▶ DIRECTION:
Exclude images, then output the remaining data verbatim.

▶ RECORDED DATA:
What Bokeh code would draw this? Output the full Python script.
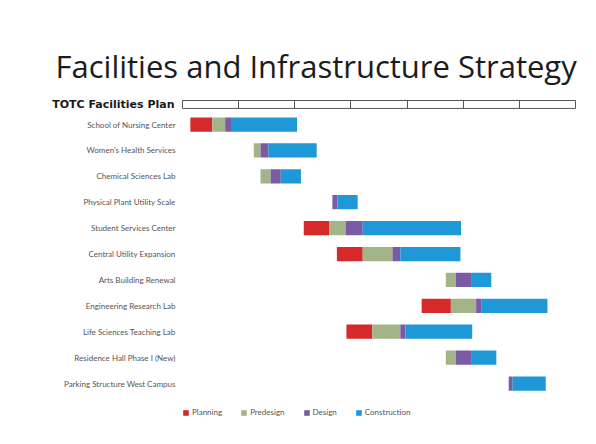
from bokeh.plotting import figure
from bokeh.embed import file_html
from bokeh.resources import INLINE
from bokeh.models import (Range1d, FixedTicker, Legend, LegendItem, Span, LinearAxis,
                          ColumnDataSource)

# ---- data ----
projects = [
    "School of Nursing Center",
    "Women's Health Services",
    "Chemical Sciences Lab",
    "Physical Plant Utility Scale",
    "Student Services Center",
    "Central Utility Expansion",
    "Arts Building Renewal",
    "Engineering Research Lab",
    "Life Sciences Teaching Lab",
    "Residence Hall Phase I (New)",
    "Parking Structure West Campus",
]
start = [2011.14, 2012.27, 2012.39, 2013.67, 2013.16, 2013.75, 2015.69, 2015.26, 2013.92, 2015.69, 2016.81]
planning = [0.39, 0.0, 0.0, 0.0, 0.45, 0.46, 0.0, 0.52, 0.46, 0.0, 0.0]
predesign = [0.23, 0.12, 0.18, 0.0, 0.30, 0.53, 0.18, 0.45, 0.50, 0.18, 0.0]
design = [0.12, 0.14, 0.18, 0.09, 0.30, 0.14, 0.27, 0.09, 0.09, 0.27, 0.07]
construction = [1.16, 0.86, 0.36, 0.36, 1.75, 1.07, 0.36, 1.18, 1.19, 0.45, 0.59]
phase_names = ["Planning", "Predesign", "Design", "Construction"]
phase_colors = ["#d62a2a", "#a2b488", "#7b5ba6", "#1f98d8"]
years = [2011, 2012, 2013, 2014, 2015, 2016, 2017, 2018]
header_text = "TOTC Facilities Plan"

p = figure(width=580, height=428,
           x_range=Range1d(2011, 2018), y_range=Range1d(12.62, 0.073),
           output_backend="svg", toolbar_location=None,
           x_axis_location="above",
           min_border_left=182, min_border_right=5,
           min_border_top=100, min_border_bottom=3,
           title="Facilities and Infrastructure Strategy")
p.outline_line_color = None
p.xgrid.visible = False
p.ygrid.visible = False
p.background_fill_color = "white"
p.border_fill_color = "white"

p.title.text_font = "Open Sans"
p.title.text_font_size = "31px"
p.title.text_font_style = "normal"
p.title.text_color = "#1c1c1c"
p.title.align = "left"
p.title.offset = -127
p.title.standoff = 28

# top timeline header
xa = p.xaxis[0]
xa.ticker = FixedTicker(ticks=years)
xa.major_label_text_font_size = "1px"
xa.major_label_text_color = None
xa.major_label_standoff = 0
xa.major_tick_in = 8
xa.major_tick_out = 0
xa.minor_tick_line_color = None
xa.axis_line_color = "#555555"
xa.major_tick_line_color = "#555555"
p.add_layout(Span(location=0.38, dimension="width", line_color="#555555", line_width=1))

# left labels
ya = p.yaxis[0]
ya.ticker = FixedTicker(ticks=list(range(1, len(projects) + 1)))
ya.major_label_overrides = {i + 1: name for i, name in enumerate(projects)}
ya.axis_line_color = None
ya.major_tick_line_color = None
ya.minor_tick_line_color = None
ya.major_label_text_font = "Lato"
ya.major_label_text_font_size = "8px"
ya.major_label_text_color = "#555555"
ya.major_label_standoff = 1

# header of the label column (second left axis pulled back next to the frame)
hdr = LinearAxis(ticker=FixedTicker(ticks=[0.23]),
                 major_label_overrides={0.23: header_text},
                 axis_line_color=None, major_tick_line_color=None, minor_tick_line_color=None,
                 major_label_text_font="DejaVu Sans", major_label_text_font_style="bold",
                 major_label_text_font_size="11px", major_label_text_color="#1a1a1a",
                 major_label_standoff=-120)
p.add_layout(hdr, "left")

# stacked gantt bars
ys = list(range(1, len(projects) + 1))
left = list(start)
items = []
for name, color, vals in zip(phase_names, phase_colors, [planning, predesign, design, construction]):
    right = [l + v for l, v in zip(left, vals)]
    src = ColumnDataSource(dict(y=ys, left=left, right=right))
    r = p.hbar(y="y", left="left", right="right", height=0.55, source=src,
               fill_color=color, line_color=None)
    items.append(LegendItem(label=name, renderers=[r]))
    left = right

legend = Legend(items=items, orientation="horizontal", location=(0, 8),
                label_text_font="Lato", label_text_font_size="8px", label_text_color="#555555",
                glyph_width=7, glyph_height=7, spacing=18, label_standoff=3,
                border_line_color=None, background_fill_alpha=0, padding=2, margin=0)
p.add_layout(legend)

open("out.html", "w").write(file_html(p, INLINE))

▶ FULL SOLUTION:
What Bokeh code would draw this? Output the full Python script.
from bokeh.plotting import figure
from bokeh.embed import file_html
from bokeh.resources import INLINE
from bokeh.models import (Range1d, FixedTicker, Legend, LegendItem, Span, LinearAxis,
                          ColumnDataSource)

# ---- data ----
projects = [
    "School of Nursing Center",
    "Women's Health Services",
    "Chemical Sciences Lab",
    "Physical Plant Utility Scale",
    "Student Services Center",
    "Central Utility Expansion",
    "Arts Building Renewal",
    "Engineering Research Lab",
    "Life Sciences Teaching Lab",
    "Residence Hall Phase I (New)",
    "Parking Structure West Campus",
]
start = [2011.14, 2012.27, 2012.39, 2013.67, 2013.16, 2013.75, 2015.69, 2015.26, 2013.92, 2015.69, 2016.81]
planning = [0.39, 0.0, 0.0, 0.0, 0.45, 0.46, 0.0, 0.52, 0.46, 0.0, 0.0]
predesign = [0.23, 0.12, 0.18, 0.0, 0.30, 0.53, 0.18, 0.45, 0.50, 0.18, 0.0]
design = [0.12, 0.14, 0.18, 0.09, 0.30, 0.14, 0.27, 0.09, 0.09, 0.27, 0.07]
construction = [1.16, 0.86, 0.36, 0.36, 1.75, 1.07, 0.36, 1.18, 1.19, 0.45, 0.59]
phase_names = ["Planning", "Predesign", "Design", "Construction"]
phase_colors = ["#d62a2a", "#a2b488", "#7b5ba6", "#1f98d8"]
years = [2011, 2012, 2013, 2014, 2015, 2016, 2017, 2018]
header_text = "TOTC Facilities Plan"

p = figure(width=580, height=428,
           x_range=Range1d(2011, 2018), y_range=Range1d(12.62, 0.073),
           output_backend="svg", toolbar_location=None,
           x_axis_location="above",
           min_border_left=182, min_border_right=5,
           min_border_top=100, min_border_bottom=3,
           title="Facilities and Infrastructure Strategy")
p.outline_line_color = None
p.xgrid.visible = False
p.ygrid.visible = False
p.background_fill_color = "white"
p.border_fill_color = "white"

p.title.text_font = "Open Sans"
p.title.text_font_size = "31px"
p.title.text_font_style = "normal"
p.title.text_color = "#1c1c1c"
p.title.align = "left"
p.title.offset = -127
p.title.standoff = 28

# top timeline header
xa = p.xaxis[0]
xa.ticker = FixedTicker(ticks=years)
xa.major_label_text_font_size = "1px"
xa.major_label_text_color = None
xa.major_label_standoff = 0
xa.major_tick_in = 8
xa.major_tick_out = 0
xa.minor_tick_line_color = None
xa.axis_line_color = "#555555"
xa.major_tick_line_color = "#555555"
p.add_layout(Span(location=0.38, dimension="width", line_color="#555555", line_width=1))

# left labels
ya = p.yaxis[0]
ya.ticker = FixedTicker(ticks=list(range(1, len(projects) + 1)))
ya.major_label_overrides = {i + 1: name for i, name in enumerate(projects)}
ya.axis_line_color = None
ya.major_tick_line_color = None
ya.minor_tick_line_color = None
ya.major_label_text_font = "Lato"
ya.major_label_text_font_size = "8px"
ya.major_label_text_color = "#555555"
ya.major_label_standoff = 1

# header of the label column (second left axis pulled back next to the frame)
hdr = LinearAxis(ticker=FixedTicker(ticks=[0.23]),
                 major_label_overrides={0.23: header_text},
                 axis_line_color=None, major_tick_line_color=None, minor_tick_line_color=None,
                 major_label_text_font="DejaVu Sans", major_label_text_font_style="bold",
                 major_label_text_font_size="11px", major_label_text_color="#1a1a1a",
                 major_label_standoff=-120)
p.add_layout(hdr, "left")

# stacked gantt bars
ys = list(range(1, len(projects) + 1))
left = list(start)
items = []
for name, color, vals in zip(phase_names, phase_colors, [planning, predesign, design, construction]):
    right = [l + v for l, v in zip(left, vals)]
    src = ColumnDataSource(dict(y=ys, left=left, right=right))
    r = p.hbar(y="y", left="left", right="right", height=0.55, source=src,
               fill_color=color, line_color=None)
    items.append(LegendItem(label=name, renderers=[r]))
    left = right

legend = Legend(items=items, orientation="horizontal", location=(0, 8),
                label_text_font="Lato", label_text_font_size="8px", label_text_color="#555555",
                glyph_width=7, glyph_height=7, spacing=18, label_standoff=3,
                border_line_color=None, background_fill_alpha=0, padding=2, margin=0)
p.add_layout(legend)

open("out.html", "w").write(file_html(p, INLINE))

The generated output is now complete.